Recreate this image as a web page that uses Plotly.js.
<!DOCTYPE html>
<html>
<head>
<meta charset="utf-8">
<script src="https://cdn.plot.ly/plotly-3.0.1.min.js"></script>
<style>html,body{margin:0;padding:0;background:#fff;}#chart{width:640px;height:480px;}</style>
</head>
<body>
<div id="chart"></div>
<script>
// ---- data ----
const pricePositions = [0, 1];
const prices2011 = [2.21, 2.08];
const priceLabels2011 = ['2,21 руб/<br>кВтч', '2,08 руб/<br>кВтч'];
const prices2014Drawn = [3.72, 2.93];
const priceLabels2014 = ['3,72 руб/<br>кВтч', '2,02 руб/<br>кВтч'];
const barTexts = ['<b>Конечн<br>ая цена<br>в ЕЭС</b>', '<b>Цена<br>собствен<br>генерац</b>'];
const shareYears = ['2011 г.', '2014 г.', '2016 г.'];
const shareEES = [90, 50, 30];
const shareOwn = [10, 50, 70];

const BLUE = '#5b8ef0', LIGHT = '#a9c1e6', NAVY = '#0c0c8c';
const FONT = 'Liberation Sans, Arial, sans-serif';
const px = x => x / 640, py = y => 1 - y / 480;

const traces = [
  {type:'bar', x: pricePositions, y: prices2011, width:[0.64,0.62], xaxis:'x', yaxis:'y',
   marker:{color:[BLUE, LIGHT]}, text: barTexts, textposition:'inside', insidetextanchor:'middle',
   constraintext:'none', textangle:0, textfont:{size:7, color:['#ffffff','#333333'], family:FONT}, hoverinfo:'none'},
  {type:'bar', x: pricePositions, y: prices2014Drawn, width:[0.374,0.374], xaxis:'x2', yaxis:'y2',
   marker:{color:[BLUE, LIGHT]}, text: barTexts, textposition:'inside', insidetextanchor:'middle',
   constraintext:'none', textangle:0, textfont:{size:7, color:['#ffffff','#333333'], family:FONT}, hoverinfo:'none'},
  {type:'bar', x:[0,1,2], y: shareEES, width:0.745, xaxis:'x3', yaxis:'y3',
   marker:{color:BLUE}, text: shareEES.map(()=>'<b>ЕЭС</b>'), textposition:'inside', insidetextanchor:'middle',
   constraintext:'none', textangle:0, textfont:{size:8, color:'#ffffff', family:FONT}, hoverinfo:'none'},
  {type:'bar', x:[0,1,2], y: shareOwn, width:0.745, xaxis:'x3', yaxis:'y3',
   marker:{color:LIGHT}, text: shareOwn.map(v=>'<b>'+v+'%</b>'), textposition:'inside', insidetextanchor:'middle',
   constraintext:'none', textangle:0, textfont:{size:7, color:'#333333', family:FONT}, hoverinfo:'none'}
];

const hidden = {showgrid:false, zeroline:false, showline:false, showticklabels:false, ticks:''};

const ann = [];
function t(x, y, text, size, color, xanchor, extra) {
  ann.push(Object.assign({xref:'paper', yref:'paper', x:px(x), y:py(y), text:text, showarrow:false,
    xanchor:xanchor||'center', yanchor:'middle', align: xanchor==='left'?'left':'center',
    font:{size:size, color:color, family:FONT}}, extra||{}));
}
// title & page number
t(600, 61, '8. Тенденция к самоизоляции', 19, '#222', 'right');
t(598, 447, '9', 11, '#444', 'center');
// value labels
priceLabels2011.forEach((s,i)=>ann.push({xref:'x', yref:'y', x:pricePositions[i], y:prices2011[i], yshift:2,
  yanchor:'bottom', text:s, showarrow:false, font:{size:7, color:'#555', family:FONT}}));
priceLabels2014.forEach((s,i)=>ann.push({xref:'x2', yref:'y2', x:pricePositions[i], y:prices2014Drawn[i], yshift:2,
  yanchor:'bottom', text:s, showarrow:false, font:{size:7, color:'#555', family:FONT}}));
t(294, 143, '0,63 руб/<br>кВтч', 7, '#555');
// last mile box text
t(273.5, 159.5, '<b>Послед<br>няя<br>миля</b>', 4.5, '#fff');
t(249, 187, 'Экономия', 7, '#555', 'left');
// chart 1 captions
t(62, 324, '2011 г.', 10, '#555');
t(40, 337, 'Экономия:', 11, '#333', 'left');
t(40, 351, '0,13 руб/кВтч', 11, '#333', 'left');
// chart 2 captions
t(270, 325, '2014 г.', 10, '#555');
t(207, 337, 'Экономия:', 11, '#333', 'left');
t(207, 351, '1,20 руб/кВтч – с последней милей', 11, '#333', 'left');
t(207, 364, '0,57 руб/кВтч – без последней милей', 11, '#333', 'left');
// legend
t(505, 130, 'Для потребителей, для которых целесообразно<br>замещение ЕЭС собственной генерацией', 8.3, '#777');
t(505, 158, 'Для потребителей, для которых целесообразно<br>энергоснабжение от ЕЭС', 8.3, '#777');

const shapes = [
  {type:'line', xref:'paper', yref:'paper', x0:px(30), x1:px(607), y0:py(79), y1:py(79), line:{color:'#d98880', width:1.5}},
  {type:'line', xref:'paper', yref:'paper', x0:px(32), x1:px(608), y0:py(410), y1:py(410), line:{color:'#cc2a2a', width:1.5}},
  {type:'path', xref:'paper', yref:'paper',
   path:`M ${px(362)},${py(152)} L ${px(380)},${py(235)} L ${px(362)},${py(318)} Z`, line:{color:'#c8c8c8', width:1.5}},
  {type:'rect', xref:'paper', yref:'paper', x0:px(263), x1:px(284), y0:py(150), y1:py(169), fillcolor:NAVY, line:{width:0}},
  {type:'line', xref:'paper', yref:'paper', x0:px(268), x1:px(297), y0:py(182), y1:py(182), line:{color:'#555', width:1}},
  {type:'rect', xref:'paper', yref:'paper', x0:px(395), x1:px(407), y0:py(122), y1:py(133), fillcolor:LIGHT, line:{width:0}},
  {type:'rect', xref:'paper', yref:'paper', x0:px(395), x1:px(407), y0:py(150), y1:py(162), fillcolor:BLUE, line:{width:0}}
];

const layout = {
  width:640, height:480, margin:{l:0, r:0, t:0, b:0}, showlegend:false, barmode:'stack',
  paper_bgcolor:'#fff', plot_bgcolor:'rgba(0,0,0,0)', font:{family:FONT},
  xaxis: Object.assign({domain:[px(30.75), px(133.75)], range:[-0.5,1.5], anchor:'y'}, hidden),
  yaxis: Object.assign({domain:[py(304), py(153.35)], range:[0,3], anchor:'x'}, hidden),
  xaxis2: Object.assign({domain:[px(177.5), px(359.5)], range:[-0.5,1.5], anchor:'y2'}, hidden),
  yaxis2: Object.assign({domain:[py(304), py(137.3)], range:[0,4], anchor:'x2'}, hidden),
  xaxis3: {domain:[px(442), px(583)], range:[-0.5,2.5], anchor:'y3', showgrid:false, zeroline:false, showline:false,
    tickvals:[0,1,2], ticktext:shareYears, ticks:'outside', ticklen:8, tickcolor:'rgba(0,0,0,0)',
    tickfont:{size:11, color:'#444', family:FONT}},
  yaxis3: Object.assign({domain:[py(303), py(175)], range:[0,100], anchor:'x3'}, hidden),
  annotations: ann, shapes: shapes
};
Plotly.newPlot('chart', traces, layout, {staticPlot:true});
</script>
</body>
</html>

----

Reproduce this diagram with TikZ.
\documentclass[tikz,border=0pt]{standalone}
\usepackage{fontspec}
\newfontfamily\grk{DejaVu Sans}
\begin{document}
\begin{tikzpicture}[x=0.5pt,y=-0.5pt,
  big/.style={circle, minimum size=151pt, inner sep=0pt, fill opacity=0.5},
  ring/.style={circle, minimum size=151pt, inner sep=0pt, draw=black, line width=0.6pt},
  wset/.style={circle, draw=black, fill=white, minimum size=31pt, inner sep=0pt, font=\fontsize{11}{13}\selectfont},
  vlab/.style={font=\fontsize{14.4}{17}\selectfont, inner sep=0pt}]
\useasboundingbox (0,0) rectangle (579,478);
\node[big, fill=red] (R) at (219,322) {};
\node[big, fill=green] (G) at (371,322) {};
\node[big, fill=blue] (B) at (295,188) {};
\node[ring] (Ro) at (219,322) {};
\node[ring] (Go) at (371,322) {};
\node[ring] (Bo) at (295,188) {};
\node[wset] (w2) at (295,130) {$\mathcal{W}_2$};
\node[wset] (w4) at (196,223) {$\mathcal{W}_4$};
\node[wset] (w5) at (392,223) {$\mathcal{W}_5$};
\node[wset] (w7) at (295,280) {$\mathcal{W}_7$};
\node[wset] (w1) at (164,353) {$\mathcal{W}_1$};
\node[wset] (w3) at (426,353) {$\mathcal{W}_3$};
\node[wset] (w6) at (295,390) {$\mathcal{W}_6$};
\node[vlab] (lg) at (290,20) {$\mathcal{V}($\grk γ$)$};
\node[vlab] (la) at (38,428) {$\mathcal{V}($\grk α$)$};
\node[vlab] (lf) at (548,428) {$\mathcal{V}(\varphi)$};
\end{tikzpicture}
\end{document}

----

__Prompt__. Repeat, word for word, only the lines from the line holding "Recreate this image" through the line holding "const px = x", with both of those lines included.

__Task result__.
Recreate this image as a web page that uses Plotly.js.
<!DOCTYPE html>
<html>
<head>
<meta charset="utf-8">
<script src="https://cdn.plot.ly/plotly-3.0.1.min.js"></script>
<style>html,body{margin:0;padding:0;background:#fff;}#chart{width:640px;height:480px;}</style>
</head>
<body>
<div id="chart"></div>
<script>
// ---- data ----
const pricePositions = [0, 1];
const prices2011 = [2.21, 2.08];
const priceLabels2011 = ['2,21 руб/<br>кВтч', '2,08 руб/<br>кВтч'];
const prices2014Drawn = [3.72, 2.93];
const priceLabels2014 = ['3,72 руб/<br>кВтч', '2,02 руб/<br>кВтч'];
const barTexts = ['<b>Конечн<br>ая цена<br>в ЕЭС</b>', '<b>Цена<br>собствен<br>генерац</b>'];
const shareYears = ['2011 г.', '2014 г.', '2016 г.'];
const shareEES = [90, 50, 30];
const shareOwn = [10, 50, 70];

const BLUE = '#5b8ef0', LIGHT = '#a9c1e6', NAVY = '#0c0c8c';
const FONT = 'Liberation Sans, Arial, sans-serif';
const px = x => x / 640, py = y => 1 - y / 480;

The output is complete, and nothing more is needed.